The Zenith Defy El Primero 21 Carbon

If one watch embodies the future of Zenith, the Defy El Primero 21 Carbon is that watch.

This rendition, produced in a fully carbon fibre case, offers a stealthy and sleek new look for the El Primero 21 line. Crafted to be 44mm, the watch features not only a full carbon fibre case, but carbon fibre chronograph pushers and crown as well. The exposed El Primero Calibre 9004 is finished in black to continue with the stealthy look of the rest of the watch. Adding to the visual intrigue is the use of a domed sapphire crystal which fits in nicely to make the watch stand out (in a good way) even more.


From a technical standpoint, this watch is very, very cool. For the Cal. 9004, one escapement of this movement has the capacity to beat at an absolutely insane 50Hz (360,000 V/H). The main chronograph hand doesn’t rotate once every 60 seconds as most chronographs do, but in this case serves as a 1/100th of a second foudroyant hand. The other measuring tools for the chronograph include a standard 60 seconds counter at the 6th hour marker and a half hour counter at the 3rd hour marker. At the 9th hour marker is a subsidiary seconds counter for the main time-telling section of the watch. The watch normally beats at 5Hz (36,000 V/H), but when the chronograph function is engaged that figure multiplies tenfold to a shocking 50Hz in order to measure 1/100th’s of a second.

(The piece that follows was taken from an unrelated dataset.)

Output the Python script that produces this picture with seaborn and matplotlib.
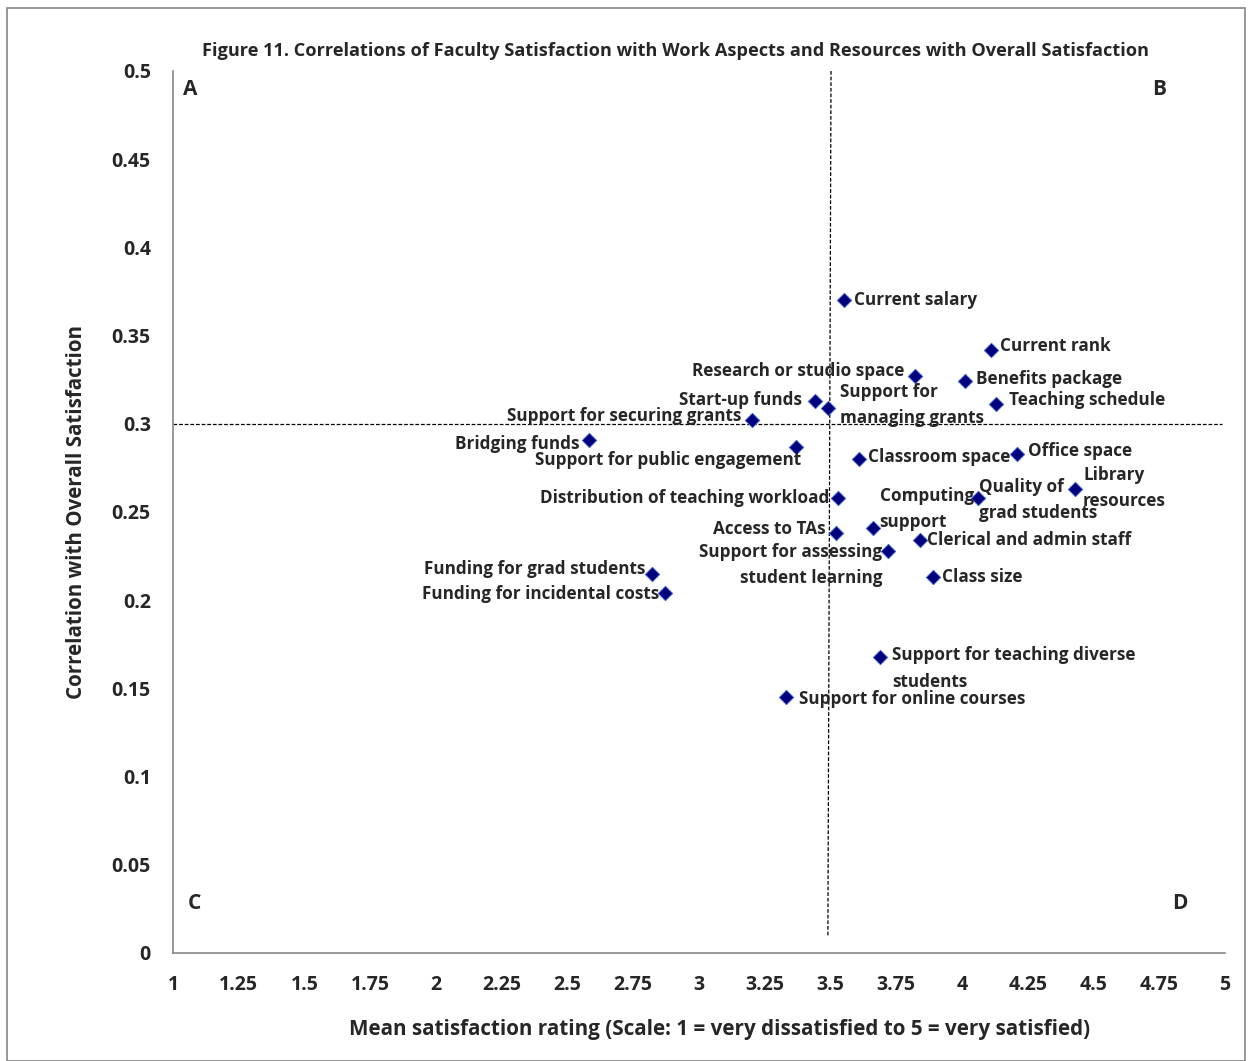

In a very odd way, this watch reminds me a bit of Zenith’s Academy Christophe Colomb watches. It’s a much more modern-looking design and it’s missing lots of the components that help to justify the high price tag that Christophe Cololomb models command, but to say that a watch that’s just shy of 19,000 USD reminds me of that very exclusive Zenith line is very high praise. The domed sapphire; the carbon fibre case; somewhat exposed movement; uncommon subdial at 6 o’clock; the slight intrusion of red, purple, and blue colouring from accents and parts of the movement… it all just works. Add to that a 1/100th of a second foudroyant hand and this watch just gets more and more interesting. Also shown on the watch is a power-reserve at 12 o’clock that is split into showing the standard power reserve as well as how much power is needed to keep the chronograph running.


This watch is definitely interesting to look at, but that general interest transforms into an overall feeling of excitement once the chronograph has started. Seeing the 1/100th seconds hand fly around the dial gives watch lovers and those who have “no idea what [they’re] looking at” a similar sense of wonder and childlike awe. It’s a great release from Zenith that offers a take on a complication that helps us to remember why we love watches to begin with.